I won't go any further into the plot but suffice it to say that Eastwood is just beginning to kick tail. It seems that everybody in town is cowardly and without the will to protect themselves from the bad guys, especially the three who just got out of jail and are headed their way. How Eastwood, who directed from a script by Ernest Tidyman (The French Connection [1971]; Shaft [1971] etc.), handles the familiar revenge theme is interesting.

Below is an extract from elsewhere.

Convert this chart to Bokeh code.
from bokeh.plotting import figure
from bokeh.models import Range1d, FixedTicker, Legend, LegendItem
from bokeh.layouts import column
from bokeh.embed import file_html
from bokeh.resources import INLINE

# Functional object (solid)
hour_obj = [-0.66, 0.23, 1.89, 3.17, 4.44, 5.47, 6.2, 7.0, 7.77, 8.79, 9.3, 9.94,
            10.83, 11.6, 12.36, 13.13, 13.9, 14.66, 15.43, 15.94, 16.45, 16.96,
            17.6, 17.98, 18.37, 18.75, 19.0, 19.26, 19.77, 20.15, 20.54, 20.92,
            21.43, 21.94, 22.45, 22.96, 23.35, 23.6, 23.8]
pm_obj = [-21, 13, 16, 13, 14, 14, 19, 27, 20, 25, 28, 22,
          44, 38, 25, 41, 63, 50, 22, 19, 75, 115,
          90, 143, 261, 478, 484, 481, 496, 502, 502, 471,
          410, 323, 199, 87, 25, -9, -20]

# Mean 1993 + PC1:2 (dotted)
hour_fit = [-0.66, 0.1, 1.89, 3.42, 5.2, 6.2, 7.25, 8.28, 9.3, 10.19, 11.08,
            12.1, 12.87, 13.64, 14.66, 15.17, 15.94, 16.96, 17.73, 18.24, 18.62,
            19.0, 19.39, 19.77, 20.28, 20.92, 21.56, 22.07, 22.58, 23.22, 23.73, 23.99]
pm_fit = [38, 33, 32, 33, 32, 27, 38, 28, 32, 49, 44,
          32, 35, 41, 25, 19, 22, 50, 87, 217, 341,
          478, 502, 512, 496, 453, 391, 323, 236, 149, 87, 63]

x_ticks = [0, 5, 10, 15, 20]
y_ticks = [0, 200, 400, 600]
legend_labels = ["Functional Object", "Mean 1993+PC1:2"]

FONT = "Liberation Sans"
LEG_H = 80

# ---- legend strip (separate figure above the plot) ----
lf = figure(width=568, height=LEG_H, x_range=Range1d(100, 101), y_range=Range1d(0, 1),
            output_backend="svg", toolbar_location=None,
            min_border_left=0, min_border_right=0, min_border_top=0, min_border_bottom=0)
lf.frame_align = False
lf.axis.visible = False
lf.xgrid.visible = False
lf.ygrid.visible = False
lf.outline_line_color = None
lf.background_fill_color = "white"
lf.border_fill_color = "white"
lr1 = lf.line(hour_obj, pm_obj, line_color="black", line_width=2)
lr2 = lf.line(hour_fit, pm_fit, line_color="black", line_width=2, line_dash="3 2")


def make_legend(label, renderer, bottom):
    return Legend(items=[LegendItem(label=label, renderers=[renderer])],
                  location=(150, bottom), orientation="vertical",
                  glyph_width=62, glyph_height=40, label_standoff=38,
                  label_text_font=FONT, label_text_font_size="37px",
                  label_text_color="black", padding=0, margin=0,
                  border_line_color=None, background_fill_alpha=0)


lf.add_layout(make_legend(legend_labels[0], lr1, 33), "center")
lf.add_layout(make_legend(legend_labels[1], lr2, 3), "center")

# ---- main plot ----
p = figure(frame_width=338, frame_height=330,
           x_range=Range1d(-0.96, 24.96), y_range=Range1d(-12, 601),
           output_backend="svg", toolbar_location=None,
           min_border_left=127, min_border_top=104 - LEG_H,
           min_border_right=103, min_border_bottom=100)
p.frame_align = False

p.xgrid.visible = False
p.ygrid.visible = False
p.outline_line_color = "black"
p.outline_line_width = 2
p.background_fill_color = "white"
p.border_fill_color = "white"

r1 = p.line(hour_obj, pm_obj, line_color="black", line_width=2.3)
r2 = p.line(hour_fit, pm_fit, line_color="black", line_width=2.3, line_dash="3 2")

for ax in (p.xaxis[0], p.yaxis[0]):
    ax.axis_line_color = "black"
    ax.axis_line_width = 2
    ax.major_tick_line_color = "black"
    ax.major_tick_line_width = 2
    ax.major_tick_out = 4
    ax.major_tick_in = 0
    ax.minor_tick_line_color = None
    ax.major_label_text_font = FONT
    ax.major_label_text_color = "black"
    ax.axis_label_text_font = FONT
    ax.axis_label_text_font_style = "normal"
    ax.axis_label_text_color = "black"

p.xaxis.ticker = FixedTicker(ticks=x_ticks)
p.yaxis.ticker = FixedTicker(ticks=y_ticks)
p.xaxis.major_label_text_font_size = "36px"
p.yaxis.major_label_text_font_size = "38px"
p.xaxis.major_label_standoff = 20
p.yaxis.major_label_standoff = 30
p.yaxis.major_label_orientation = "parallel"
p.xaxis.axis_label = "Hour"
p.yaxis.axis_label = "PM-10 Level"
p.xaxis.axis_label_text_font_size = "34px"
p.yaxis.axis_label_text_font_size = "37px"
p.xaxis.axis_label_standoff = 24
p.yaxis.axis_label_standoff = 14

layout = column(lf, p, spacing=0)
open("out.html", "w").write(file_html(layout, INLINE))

First it is no accident that Eastwood's protagonist is named "the Stranger." That is the English title of a famous novel by Albert Camus that surely influenced Eastwood. Camus's stranger is an existential anti-hero, a kind of benign sociopath who really doesn't feel anything for others except as they affect his life. But he is not particularly violent and just lives from one day to the next without any direction or goal. He just "exists." Eastwood's stranger does more than just exist. He takes action, and he is very good at it. Indeed, I can't recall a western movie in which a gunman could draw faster or shot straighter, or any movie hero who was less afraid of putting his life on the line. So, in a sense what Eastwood has added to Camus's stranger is Nietzsche's superman. And herein lies, I think, the underpinning of Eastwood's philosophy and his "message." Note that the people in the town to a man are cowardly. The only exception is Sarah Belding (Verna Bloom) who, like the aforementioned Callie Travers, can't resist the stranger's forceful charm, and falls in love with him. This somehow inspires her to leave the corrupt town.
Yes, the town, like most of human society is corrupt. And yes the average man in the street is cowardly and without the will to defend himself. It is only the ubermensch, that rare breed celebrated in the works of the German philosopher, who has the skill, the strength and the will to bend events to his liking and to take on those who would use violence to achieve their ends.

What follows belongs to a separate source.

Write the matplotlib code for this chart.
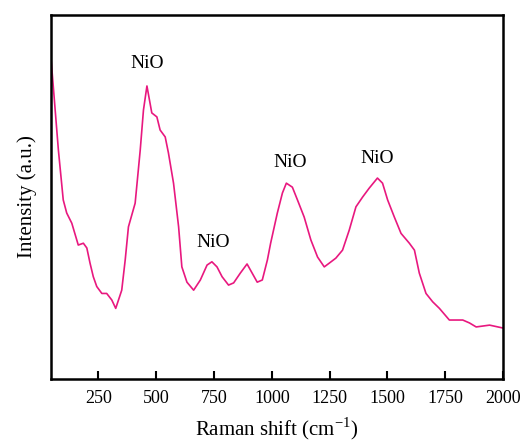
import matplotlib
matplotlib.use("Agg")
import matplotlib.pyplot as plt

# Raman spectrum (arbitrary intensity units)
shift = [45, 55, 77, 98, 113, 135, 163, 185, 200, 214, 228, 243, 265, 286, 308, 325,
         351, 366, 380, 409, 431, 445, 460, 481, 503, 517, 539, 553, 575, 597, 611,
         633, 662, 691, 720, 741, 763, 785, 813, 835, 864, 893, 915, 937, 959,
         981, 995, 1024, 1046, 1063, 1089, 1111, 1140, 1169, 1198, 1227, 1248, 1277,
         1306, 1335, 1364, 1393, 1421, 1457, 1479, 1501, 1530, 1559, 1595, 1617,
         1638, 1667, 1696, 1725, 1768, 1826, 1855, 1884, 1942, 2000]
intensity = [0.881, 0.803, 0.629, 0.492, 0.456, 0.428, 0.368, 0.373, 0.360, 0.318,
             0.281, 0.254, 0.235, 0.235, 0.217, 0.194, 0.244, 0.327, 0.418, 0.483,
             0.629, 0.739, 0.805, 0.731, 0.720, 0.684, 0.665, 0.621, 0.538, 0.418,
             0.308, 0.266, 0.244, 0.272, 0.313, 0.322, 0.308, 0.281, 0.258, 0.264,
             0.291, 0.316, 0.291, 0.266, 0.272, 0.327, 0.373, 0.456, 0.511, 0.538,
             0.527, 0.492, 0.445, 0.382, 0.335, 0.308, 0.318, 0.332, 0.354, 0.409,
             0.473, 0.500, 0.524, 0.552, 0.538, 0.492, 0.445, 0.400, 0.373, 0.354,
             0.291, 0.235, 0.212, 0.194, 0.162, 0.162, 0.154, 0.143, 0.148, 0.140]

peak_labels = ["NiO", "NiO", "NiO", "NiO"]
peak_x = [461, 747, 1081, 1457]
peak_y = [0.868, 0.374, 0.596, 0.607]

xticks = [250, 500, 750, 1000, 1250, 1500, 1750, 2000]

plt.rcParams['font.family'] = ['Liberation Serif', 'DejaVu Serif']
plt.rcParams['mathtext.fontset'] = 'custom'
plt.rcParams['mathtext.rm'] = 'Liberation Serif'

fig = plt.figure(figsize=(5.24, 4.41), dpi=100)
ax = fig.add_axes([0.0973, 0.1406, 0.8626, 0.8254])

ax.plot(shift, intensity, color='#e8187f', linewidth=1.2)

for lab, x, y in zip(peak_labels, peak_x, peak_y):
    ax.text(x, y, lab, ha='center', va='center', fontsize=14)

ax.set_xlim(45, 2000)
ax.set_ylim(0, 1)
ax.set_xticks(xticks)
ax.set_yticks([])
ax.tick_params(axis='x', direction='in', length=6, width=1.5, labelsize=13, pad=8)
for sp in ax.spines.values():
    sp.set_linewidth(1.8)

ax.set_xlabel('Raman shift (cm$^{\\mathregular{-1}}$)', fontsize=15, labelpad=6)
ax.set_ylabel('Intensity (a.u.)', fontsize=15, labelpad=10)

fig.savefig('out.png', dpi=100)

So what Eastwood does here in his second directorial effort (following Play Misty for Me, 1971) is to diverge from Leone's formula. While there is some very funny and intentionally ridiculous dialogue in such films as, for example, The Good, the Bad, and the Ugly (1966), or For a Few Dollars More (1965) or A Fistful of Dollars (1964), there is little that is funny, intentionally or otherwise in High Plains Drifter. Furthermore, whereas Leone just wanted to make a buck and saw that tough-minded heroes or anti-heroes involved in action-filled revenge plots was a good way to do it, Eastwood is interested in also making a philosophic (and perhaps political) statement. We are degenerate, we humans, he is saying, except for those rare individuals who take the law into their own hands, make their own rules, and through superior skill and bravery, make their own luck and create their own reality, as does his stranger.
In this film there is also an element of the supernatural, or so it would appear. The stranger "sees" in his head the whipping of a past sheriff of the town. Perhaps it comes from the mind of the dwarf Mordecai (very well played by Billy Curtis, by the way) who witnessed the tortured death while hiding under the saloon. At any rate, the stranger shows that he is just as handy with the whip himself as he is with his six-gun.
By all means see this for an early look at the work of Clint Eastwood as both an actor and a director. You will not be bored I can assure you. But don't invite the girl friend over. If there was ever an anti-"chickflick," this is it.